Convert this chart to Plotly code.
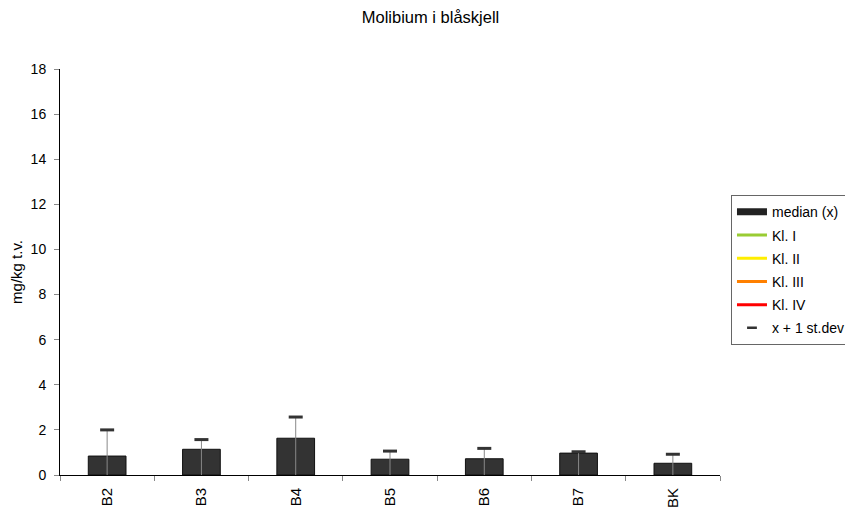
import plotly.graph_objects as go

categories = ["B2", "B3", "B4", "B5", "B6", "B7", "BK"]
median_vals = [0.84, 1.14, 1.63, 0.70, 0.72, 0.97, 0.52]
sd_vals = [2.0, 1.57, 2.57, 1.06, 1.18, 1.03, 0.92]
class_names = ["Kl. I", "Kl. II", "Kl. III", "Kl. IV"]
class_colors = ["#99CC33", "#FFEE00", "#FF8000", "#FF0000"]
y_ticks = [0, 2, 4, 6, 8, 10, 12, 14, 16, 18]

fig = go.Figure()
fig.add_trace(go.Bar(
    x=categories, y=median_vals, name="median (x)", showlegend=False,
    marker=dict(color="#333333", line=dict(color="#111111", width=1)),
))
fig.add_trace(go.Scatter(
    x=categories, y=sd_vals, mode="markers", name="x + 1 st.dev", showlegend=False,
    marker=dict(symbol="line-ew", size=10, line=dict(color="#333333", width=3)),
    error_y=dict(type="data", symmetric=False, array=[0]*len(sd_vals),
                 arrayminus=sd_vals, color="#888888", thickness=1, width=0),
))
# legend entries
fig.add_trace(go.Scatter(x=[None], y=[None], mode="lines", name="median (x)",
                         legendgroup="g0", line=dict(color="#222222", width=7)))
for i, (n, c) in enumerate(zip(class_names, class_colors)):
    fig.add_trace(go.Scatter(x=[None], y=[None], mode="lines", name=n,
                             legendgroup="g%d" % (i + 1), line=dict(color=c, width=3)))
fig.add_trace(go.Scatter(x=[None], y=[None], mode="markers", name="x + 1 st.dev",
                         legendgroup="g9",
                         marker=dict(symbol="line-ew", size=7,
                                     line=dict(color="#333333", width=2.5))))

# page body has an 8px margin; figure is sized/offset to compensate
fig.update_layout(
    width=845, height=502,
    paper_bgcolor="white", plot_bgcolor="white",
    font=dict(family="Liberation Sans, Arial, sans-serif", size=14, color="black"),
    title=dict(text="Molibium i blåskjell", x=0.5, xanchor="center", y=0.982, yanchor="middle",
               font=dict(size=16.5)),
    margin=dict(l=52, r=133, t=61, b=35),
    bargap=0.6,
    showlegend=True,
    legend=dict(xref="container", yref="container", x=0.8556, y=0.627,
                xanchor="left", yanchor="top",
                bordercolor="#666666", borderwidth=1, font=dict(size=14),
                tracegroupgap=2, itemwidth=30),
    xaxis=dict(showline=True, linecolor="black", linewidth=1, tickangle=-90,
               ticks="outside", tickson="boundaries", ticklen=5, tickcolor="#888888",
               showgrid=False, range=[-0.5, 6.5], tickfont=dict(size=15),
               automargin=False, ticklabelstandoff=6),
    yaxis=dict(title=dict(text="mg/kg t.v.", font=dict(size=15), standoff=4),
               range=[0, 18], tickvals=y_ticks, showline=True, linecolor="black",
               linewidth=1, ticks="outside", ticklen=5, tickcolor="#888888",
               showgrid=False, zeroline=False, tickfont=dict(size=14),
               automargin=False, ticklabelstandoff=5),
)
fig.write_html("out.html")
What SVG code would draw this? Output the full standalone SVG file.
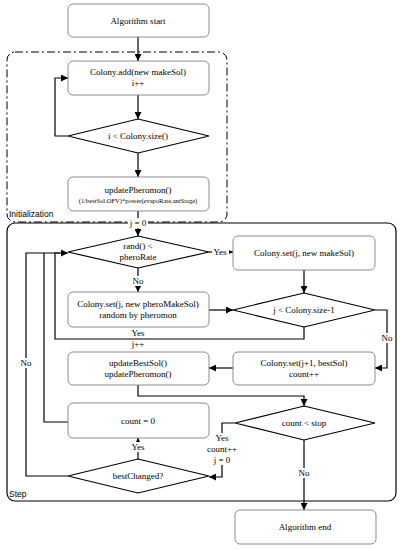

What this task involves: The records above should be reproduced exactly, with no pictures included.

Complete answer:
Convert this chart to Plotly code.
import plotly.graph_objects as go

categories = ["B2", "B3", "B4", "B5", "B6", "B7", "BK"]
median_vals = [0.84, 1.14, 1.63, 0.70, 0.72, 0.97, 0.52]
sd_vals = [2.0, 1.57, 2.57, 1.06, 1.18, 1.03, 0.92]
class_names = ["Kl. I", "Kl. II", "Kl. III", "Kl. IV"]
class_colors = ["#99CC33", "#FFEE00", "#FF8000", "#FF0000"]
y_ticks = [0, 2, 4, 6, 8, 10, 12, 14, 16, 18]

fig = go.Figure()
fig.add_trace(go.Bar(
    x=categories, y=median_vals, name="median (x)", showlegend=False,
    marker=dict(color="#333333", line=dict(color="#111111", width=1)),
))
fig.add_trace(go.Scatter(
    x=categories, y=sd_vals, mode="markers", name="x + 1 st.dev", showlegend=False,
    marker=dict(symbol="line-ew", size=10, line=dict(color="#333333", width=3)),
    error_y=dict(type="data", symmetric=False, array=[0]*len(sd_vals),
                 arrayminus=sd_vals, color="#888888", thickness=1, width=0),
))
# legend entries
fig.add_trace(go.Scatter(x=[None], y=[None], mode="lines", name="median (x)",
                         legendgroup="g0", line=dict(color="#222222", width=7)))
for i, (n, c) in enumerate(zip(class_names, class_colors)):
    fig.add_trace(go.Scatter(x=[None], y=[None], mode="lines", name=n,
                             legendgroup="g%d" % (i + 1), line=dict(color=c, width=3)))
fig.add_trace(go.Scatter(x=[None], y=[None], mode="markers", name="x + 1 st.dev",
                         legendgroup="g9",
                         marker=dict(symbol="line-ew", size=7,
                                     line=dict(color="#333333", width=2.5))))

# page body has an 8px margin; figure is sized/offset to compensate
fig.update_layout(
    width=845, height=502,
    paper_bgcolor="white", plot_bgcolor="white",
    font=dict(family="Liberation Sans, Arial, sans-serif", size=14, color="black"),
    title=dict(text="Molibium i blåskjell", x=0.5, xanchor="center", y=0.982, yanchor="middle",
               font=dict(size=16.5)),
    margin=dict(l=52, r=133, t=61, b=35),
    bargap=0.6,
    showlegend=True,
    legend=dict(xref="container", yref="container", x=0.8556, y=0.627,
                xanchor="left", yanchor="top",
                bordercolor="#666666", borderwidth=1, font=dict(size=14),
                tracegroupgap=2, itemwidth=30),
    xaxis=dict(showline=True, linecolor="black", linewidth=1, tickangle=-90,
               ticks="outside", tickson="boundaries", ticklen=5, tickcolor="#888888",
               showgrid=False, range=[-0.5, 6.5], tickfont=dict(size=15),
               automargin=False, ticklabelstandoff=6),
    yaxis=dict(title=dict(text="mg/kg t.v.", font=dict(size=15), standoff=4),
               range=[0, 18], tickvals=y_ticks, showline=True, linecolor="black",
               linewidth=1, ticks="outside", ticklen=5, tickcolor="#888888",
               showgrid=False, zeroline=False, tickfont=dict(size=14),
               automargin=False, ticklabelstandoff=5),
)
fig.write_html("out.html")
What SVG code would draw this? Output the full standalone SVG file.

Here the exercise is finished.